La maison d’Hironaka Ogawa à Kagawa illustre parfaitement l’Anthropisation de la Nature avec ses troncs séchés de camphriers et de Zelkova qui, tels des fossiles, se transforment en objets replacés dans le salon à l’endroit même où ils se trouvaient vivants. Même chose pour les projets de Keisuke Maeda, notamment de sa maison à Fukuyama qui se termine par un volume en surplomb sans plans horizontaux conçu autour des plantes existantes, comme pour former une étreinte réciproque. Mais aussi de la Maison du bois près d’Hiroshima où le paysage végétal n’est jamais exploité de manière directe mais encadré par les quatre murs d’enceinte. Quant à la nature de la White Cave House de Takuro Yamamoto, toujours à Kanazawa, quand elle n’existe plus dans la ville contemporaine, elle est suggérée et recréée par l'architecture.

L’architecture résidentielle japonaise exprime le besoin de repenser l’habitat de manière à ce que les activités de la famille - qu'elle soit traditionnelle ou non - se fassent en commun. Les maisons dont le cœur se trouve dans un séjour sans mur sur lequel donnent toutes les autres pièces traduisent cette nécessité d’un Temps partagé. Ce thème est développé par Yoshichika Takagi à Sapporo et par Masahiro Miyake à Honago City - qui recréent une sorte de place citadine à l’intérieur de la maison - ainsi que par Tetsuo Kondo à Aichi qui se prête quant à lui à un exercice de suppression de toutes les éventuelles barrières perceptuelles et visuelles entre les pièces en n’utilisant que des variations entre les étages verticaux.
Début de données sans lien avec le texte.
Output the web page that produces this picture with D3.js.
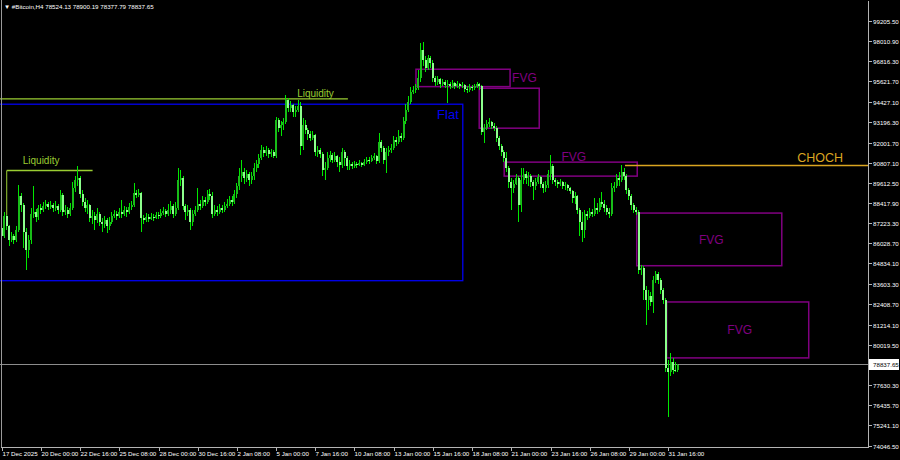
<!DOCTYPE html>
<html><head><meta charset="utf-8">
<script src="https://cdn.jsdelivr.net/npm/d3@7"></script>
<style>html,body{margin:0;padding:0;background:#000;overflow:hidden}svg{display:block}</style>
</head><body><svg id="c" width="900" height="460"></svg>
<script>
// ---------------- DATA (H4 bars) ----------------
const symbol = "#Bitcoin,H4";
const firstOpen = 86951;
const closes = [86478,87662,87070,86241,86478,86241,86833,88846,88313,86715,
85649,86241,87780,87899,87603,88135,88017,88254,88372,88195,
88313,88135,88254,88017,88905,87899,88017,87780,88135,89319,
89793,89911,88964,88491,88135,88313,87543,87662,87425,87780,
87307,87188,87425,87070,87307,87662,87780,87662,87899,87780,
88017,87899,88195,88313,89023,88905,89023,87543,87425,87603,
87484,87603,87543,87721,87662,87839,87958,87780,88017,88254,
87780,88135,89793,89911,88254,87899,88017,87307,87780,88017,
88372,88254,88609,88491,88964,88846,87780,88017,87899,88135,
88017,88254,88372,88609,88491,88964,89438,90030,90267,89911,
90148,89793,90030,90503,90740,91095,91569,91391,91569,91332,
91451,91214,93345,92871,93049,93227,94529,94055,94233,93819,
93937,94174,91806,93049,92753,92516,92279,92457,91451,91569,
91332,90385,90503,91095,91273,90977,91214,90859,90681,91451,
91095,90622,90740,90622,90740,90681,90799,90681,90859,90977,
90918,91095,91214,90918,92043,91687,90977,91451,91569,91687,
92161,92043,92398,92279,93286,93937,94411,95003,95121,95239,
95831,97489,96897,96423,97015,96719,95831,95595,95772,95476,
95595,95417,95476,95358,95535,95358,95476,95358,95417,95180,
95121,95299,95239,95358,95476,95358,92635,92871,93108,93227,
92990,92871,92279,91806,91451,91095,90503,89675,89319,89556,
89911,88313,89793,90148,89911,90030,89675,89438,89675,89971,
89556,89319,89497,90148,90622,89793,89675,89556,89675,89438,
89497,89319,89142,88727,88846,88017,87307,86833,87780,87662,
87899,87780,88135,88017,88491,88372,88135,87899,87780,89319,
89438,89911,89793,90267,90030,89201,88846,88313,88017,87899,
84465,84583,83281,82689,82926,82571,83873,84228,83873,83281,
82689,78663,78427,79019,78545,78524.13,78837.65];
const highs = [87307,87899,87721,87129,86715,86596,87070,89497,89023,88431,
86951,86537,88135,89438,88076,88313,88372,88491,88609,88491,
88550,88431,88550,88372,89201,89023,88313,88195,88431,89675,
90030,90622,90030,89201,88727,88609,88372,88017,87899,88135,
87899,87543,87662,87543,87603,87899,88017,87958,88135,88609,
88254,88195,88431,88550,89615,89201,89260,89083,87721,87839,
87780,87839,87780,87899,87899,88076,88195,88076,88372,88550,
88372,88491,90503,90385,90030,88372,88313,88135,88017,88254,
89319,88609,88846,88787,89201,89260,89083,88313,88254,88372,
88313,88491,88668,88846,88846,89201,89615,90503,90977,90503,
90385,90267,90267,90799,90977,91332,91865,91747,91806,91687,
91628,91569,93523,93463,93286,93463,94825,94647,94470,94292,
94174,94529,94411,93463,93345,92871,92694,92694,92516,91806,
91687,91451,90859,91451,91510,91391,91451,91273,91155,91687,
91569,91214,90977,90859,90918,90859,90977,90859,91036,91155,
91155,91273,91391,91273,92575,92161,91806,91687,91806,91924,
92398,92339,92753,92575,93523,94292,94766,95299,95358,95476,
96305,97903,97963,97134,97193,97134,96897,95950,95950,95831,
95772,95713,95713,95595,95713,95595,95654,95535,95595,95476,
95358,95476,95417,95476,95595,95535,95417,93108,93345,93463,
93286,93167,92990,92398,91924,91569,91451,90622,89911,89793,
90148,90030,90503,90503,90326,90267,90148,89793,89911,90148,
90030,89675,89734,90385,91273,90740,89911,89793,89852,89734,
89675,89556,89379,89201,89083,88905,88135,87899,88017,87958,
88135,88076,88727,88431,88727,89083,88609,88313,88135,89615,
89675,90148,90267,90681,90503,90148,89319,88964,88431,88195,
88017,84761,84702,83517,83281,83163,84110,84406,84347,83991,
83399,82807,79137,79551,79255,79019,78900.19];
const lows = [86241,86359,86833,85886,86123,86004,86123,86715,87899,85767,
84465,85175,86004,87543,87307,87425,87780,87899,88076,88017,
88076,87899,87958,87780,87899,87662,87721,87543,87662,88017,
89083,89438,88727,88254,87899,87780,87307,87188,86833,87247,
87070,86715,86951,86655,86833,87188,87543,87425,87543,87543,
87662,87603,87780,88017,88195,88727,88787,86715,87188,87307,
87307,87425,87366,87484,87484,87543,87721,87603,87662,87780,
87543,87662,88017,89438,88017,87425,87662,86833,87070,87662,
87899,88017,88135,88254,88372,88609,87543,87662,87662,87780,
87839,87899,88135,88254,88254,88372,88727,89201,89675,89556,
89675,89438,89556,89793,90267,90503,90977,91155,91214,91095,
91155,91095,91095,92635,92398,92753,93108,93819,93819,93523,
93523,93819,91273,91569,92516,92161,92102,92161,91214,91155,
91095,90030,89793,90385,90859,90799,90859,90563,90267,90503,
90622,90385,90385,90444,90503,90503,90622,90563,90622,90740,
90740,90859,90977,90740,90799,91451,90740,90207,91214,91391,
91569,91806,91924,92043,92161,93108,93819,94292,94884,94943,
95121,95595,96542,96187,96305,96423,95595,95358,95417,95239,
95358,95239,94351,95180,95239,95180,95239,95180,95239,95003,
94943,95003,95062,95121,95239,95121,92457,91983,92753,92931,
92812,92694,92043,91569,91214,90859,90267,89319,88017,89023,
89497,87307,87899,89556,89556,89438,89379,88609,89201,89556,
89319,89023,89083,89319,89793,89556,89438,89319,89438,89260,
89201,89142,88964,88431,88372,87780,86478,86123,86359,87425,
87543,87603,87662,87780,87899,88195,87899,87721,87543,87662,
89083,89319,89438,89675,89793,88964,88609,88017,87839,87721,
84228,84169,82689,81209,82097,82334,81919,83695,83636,83044,
82452,78427,75762,78190,78309,78427,78377.79];
const priceTicks = [99205.50,98010.90,96816.30,95621.70,94427.10,93196.30,92001.70,90807.10,89612.50,88417.90,87223.30,86028.70,84834.10,83603.30,82408.70,81214.10,80019.50,77630.30,76435.70,75241.10,74046.50];
const timeLabels = ["17 Dec 2025","20 Dec 00:00","22 Dec 16:00","25 Dec 08:00","28 Dec 00:00","30 Dec 16:00","2 Jan 08:00","5 Jan 00:00","7 Jan 16:00","10 Jan 08:00","13 Jan 00:00","15 Jan 16:00","18 Jan 08:00","21 Jan 00:00","23 Jan 16:00","26 Jan 08:00","29 Jan 00:00","31 Jan 16:00"];
const barsPerLabel = 16;
// FVG zones: [fromBar, toBar, top, bottom]
const fvgFrom = [169.1, 194.9, 205.1, 259.2, 271.4];
const fvgTo   = [207.5, 219.4, 259.4, 318.4, 329.4];
const fvgTop  = [96346, 95222, 90841, 87822, 82553];
const fvgBot  = [95316, 92853, 90012, 84702, 79238];
const flatZone = {from:-6, to:188.2, top:94274, bottom:83814};
const liquidity1 = {from:2.05, to:37.1, level:90344, base:87662};
const liquidity2 = {from:-6, to:141.3, level:94588};
const chochFrom = 254.4, chochLevel = 90640;

// ---------------- CHART ----------------
const svg = d3.select("#c");
const plotR = 868, plotB = 447;
const x = d3.scaleLinear().domain([0, 276]).range([1.7, 677.9]);
const y = d3.scaleLinear().domain([74046.5, 99205.5]).range([445.5, 21]);
const font = "'Liberation Sans', Arial, sans-serif";

svg.append("rect").attr("width",900).attr("height",460).attr("fill","#000");
svg.append("clipPath").attr("id","clip").append("rect").attr("x",0).attr("y",0).attr("width",plotR).attr("height",plotB);
const g = svg.append("g").attr("clip-path","url(#clip)");

const bars = closes.map((c,i)=>({i, o: i===0?firstOpen:closes[i-1], h:highs[i], l:lows[i], c}));
const last = bars[bars.length-1];

// current price line
g.append("line").attr("x1",0).attr("x2",plotR).attr("y1",Math.round(y(last.c))-0.5).attr("y2",Math.round(y(last.c))-0.5)
  .attr("stroke","#8c8c8c").attr("stroke-width",1);

// Flat zone
g.append("rect").attr("x",x(flatZone.from)).attr("y",y(flatZone.top))
  .attr("width",x(flatZone.to)-x(flatZone.from)).attr("height",y(flatZone.bottom)-y(flatZone.top))
  .attr("fill","none").attr("stroke","#0000f0").attr("stroke-width",1.3);
// Liquidity lines
g.append("line").attr("x1",x(liquidity2.from)).attr("x2",x(liquidity2.to)).attr("y1",y(liquidity2.level)).attr("y2",y(liquidity2.level))
  .attr("stroke","#9acd32").attr("stroke-width",1.3);
g.append("line").attr("x1",x(liquidity1.from)).attr("x2",x(liquidity1.to)).attr("y1",y(liquidity1.level)).attr("y2",y(liquidity1.level))
  .attr("stroke","#9acd32").attr("stroke-width",1.3);
g.append("line").attr("x1",x(liquidity1.from)).attr("x2",x(liquidity1.from)).attr("y1",y(liquidity1.level)).attr("y2",y(liquidity1.base))
  .attr("stroke","#9acd32").attr("stroke-width",1);
// FVG boxes
fvgFrom.forEach((f,k)=>{
  g.append("rect").attr("x",x(f)).attr("y",y(fvgTop[k])).attr("width",x(fvgTo[k])-x(f)).attr("height",y(fvgBot[k])-y(fvgTop[k]))
   .attr("fill","none").attr("stroke","#800080").attr("stroke-width",1.5);
});
// CHOCH line
g.append("line").attr("x1",x(chochFrom)).attr("x2",plotR).attr("y1",y(chochLevel)).attr("y2",y(chochLevel))
  .attr("stroke","#daa520").attr("stroke-width",1.5);

// candles
const cg = g.append("g").attr("shape-rendering","crispEdges");
cg.selectAll("line.w").data(bars).join("line").attr("class","w")
  .attr("x1",d=>x(d.i)).attr("x2",d=>x(d.i))
  .attr("y1",d=>y(Math.max(d.h,d.o,d.c))).attr("y2",d=>y(Math.min(d.l,d.o,d.c)))
  .attr("stroke","#00e800").attr("stroke-width",1);
cg.selectAll("rect.b").data(bars).join("rect").attr("class","b")
  .attr("x",d=>x(d.i)-1).attr("width",2)
  .attr("y",d=>y(Math.max(d.o,d.c)))
  .attr("height",d=>Math.max(1, Math.abs(y(d.o)-y(d.c))))
  .attr("fill",d=>d.c>=d.o?"#18bc18":"#8cff8c");

// annotation texts
const tg = svg.append("g").attr("font-family",font);
tg.append("text").attr("x",x(liquidity1.from)+16).attr("y",y(liquidity1.level)-7).attr("fill","#9acd32").attr("font-size",10).text("Liquidity");
tg.append("text").attr("x",x(141.3)-14).attr("y",y(liquidity2.level)-2).attr("fill","#9acd32").attr("font-size",10).attr("text-anchor","end").text("Liquidity");
tg.append("text").attr("x",x(flatZone.to)-4).attr("y",y(flatZone.top)+15).attr("fill","#0000f0").attr("font-size",13).attr("text-anchor","end").text("Flat");
tg.append("text").attr("x",x(fvgTo[0])+2).attr("y",(y(fvgTop[0])+y(fvgBot[0]))/2+4.5).attr("fill","#800080").attr("font-size",12).text("FVG");
tg.append("text").attr("x",(x(fvgFrom[2])+x(fvgTo[2]))/2+3).attr("y",y(fvgTop[2])-1).attr("fill","#800080").attr("font-size",12).attr("text-anchor","middle").text("FVG");
[3,4].forEach(k=>{
  tg.append("text").attr("x",(x(fvgFrom[k])+x(fvgTo[k]))/2+2).attr("y",(y(fvgTop[k])+y(fvgBot[k]))/2+4.5)
    .attr("fill","#800080").attr("font-size",12).attr("text-anchor","middle").text("FVG");
});
tg.append("text").attr("x",843).attr("y",y(chochLevel)-4).attr("fill","#daa520").attr("font-size",12.5).attr("text-anchor","end").text("CHOCH");

// axes frame
const ax = svg.append("g").attr("shape-rendering","crispEdges");
ax.append("line").attr("x1",1.5).attr("x2",1.5).attr("y1",0).attr("y2",plotB).attr("stroke","#9a9a9a");
ax.append("line").attr("x1",plotR+0.5).attr("x2",plotR+0.5).attr("y1",1).attr("y2",plotB).attr("stroke","#b4b4b4");
ax.append("line").attr("x1",1).attr("x2",plotR+1).attr("y1",plotB+0.5).attr("y2",plotB+0.5).attr("stroke","#b4b4b4");

// price axis
const pa = svg.append("g").attr("font-family",font).attr("font-size",6.2).attr("fill","#ffffff");
priceTicks.forEach(v=>{
  const yy = Math.round(y(v))+0.5;
  ax.append("line").attr("x1",plotR).attr("x2",plotR+4).attr("y1",yy).attr("y2",yy).attr("stroke","#b4b4b4");
  pa.append("text").attr("x",plotR+5).attr("y",yy+2.2).text(v.toFixed(2));
});
// current price label
const cy = Math.round(y(last.c))-0.5;
svg.append("rect").attr("x",plotR+1).attr("y",cy-5.5).attr("width",30).attr("height",11).attr("fill","#ffffff");
svg.append("text").attr("x",plotR+5).attr("y",cy+2.2).attr("font-family",font).attr("font-size",6.2).attr("fill","#000").text(last.c.toFixed(2));

// time axis
const ta = svg.append("g").attr("font-family",font).attr("font-size",6.2).attr("fill","#ffffff");
timeLabels.forEach((t,k)=>{
  const xx = Math.round(x(k*barsPerLabel))+0.5;
  ax.append("line").attr("x1",xx).attr("x2",xx).attr("y1",plotB).attr("y2",plotB+4).attr("stroke","#b4b4b4");
  ta.append("text").attr("x",xx).attr("y",456).text(t);
});

// title
svg.append("text").attr("x",4).attr("y",8.5).attr("font-family",font).attr("font-size",6.2).attr("fill","#ffffff")
  .text("\u25BC " + symbol + "  " + [last.o,last.h,last.l,last.c].map(v=>v.toFixed(2)).join(" "));
</script></body></html>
La Vie privée est l’un des problèmes les plus cruciaux de l’habitat. Le prix au mètre carré incite en effet à bâtir à de très courtes distances pour exploiter chaque bout de terrain disponible, réduisant ainsi le passage de l’air et de la lumière entre les habitations. L’architecture japonaise répond depuis quelques années à ce problème par une enquête introspective qui minimise ou exclut le dialogue avec l’extérieur. Shigeru Ban suggère ainsi avec sa maison conçue autour d’une cour/jardin à Sengokubara une conversation toute intérieure tandis que la maison de Michiya Tsukano à Miyazaki perd son escalier et confond l’observateur de manière provocatrice avec son cube blanc. En quête d’une intimité perdue, de nombreux architectes japonais ont traduit l’hermétisme par une Nouvelle perspective, recréée au sein même du foyer, comme dans la nature, ou orientée vers une direction extérieure précise et sans équivoque. Dans la maison de Yokohama, notamment, Takeshi Hosaka a littéralement soulevé la dalle du rez-de-chaussée pour créer un point de vue sur le sous-sol apportant air et lumière tandis que ce mécanisme garantit l’intimité des étages du dessus et élève le regard depuis la ville vers le ciel. La Nouvelle perspective ouverte par Yasutaka Yoshimura dans la maison de villégiature de Sajima donne sur l’océan : tandis que trois façades du bâtiment sont aveugles, de grandes baies vitrées aux formes très différentes encadrent uniquement le ciel et l’eau, rendant ainsi la quatrième façade presque transparente. La perspective choisie par Love Architecture à Ookayama (Tokyo) est aussi particulièrement significative : à contre-courant de la construction massive, l’ouvrage renonce à une partie de terrain pour la transformer en cour et élève un mur de façade complètement transparent doté de fenêtres en bois assurant air et lumière.


Ce dernier exemple est important pour comprendre combien la maîtrise de la Lumière est vitale pour l’architecture japonaise. Dans ce que l’architecte a appelé la Daylight house de Yokohama, Takeshi Hosaka utilise la toiture comme seul point de pénétration du soleil dans une maison complètement encerclée par de hauts bâtiments. Depuis le plafond, les lucarnes vitrées diffusent les rayons dans les pièces privées qui se remplissent ainsi de lumière. La lumière provient d'en haut également dans la maison conçue par Katsuma Tai dans le quartier de Minato-ku à Tokyo : des lucarnes « attrapent » en effet les rayons du soleil pour ensuite les diriger vers les étages du bas via la cage d'escalier ouverte et des baies vitrées savamment disposées. L’œil de la maison est constitué par la grande fenêtre située en façade qui sert de puits de lumière pour les étages du dessous.
Enfin, si l’architecture résidentielle japonaise était une couleur, elle serait le blanc pour refléter toutes les variations de la luminosité au fil de la journée et pour se protéger de la débauche décorative du paysage urbain. Si au contraire elle était une matière, elle serait du bois, à l’instar des meubles et des finitions qui accompagnent les ouvrages, créant un ensemble silencieux et essentiel.
Je laisse à mes lecteurs le loisir de retrouver les manifestations de tous ces Concepts dans chacun des ouvrages résidentiels cités (mais aussi dans beaucoup d’autres), preuve qu’il s’agit d’éléments de pensée pouvant effectivement se rattacher à l’architecture japonaise contemporaine.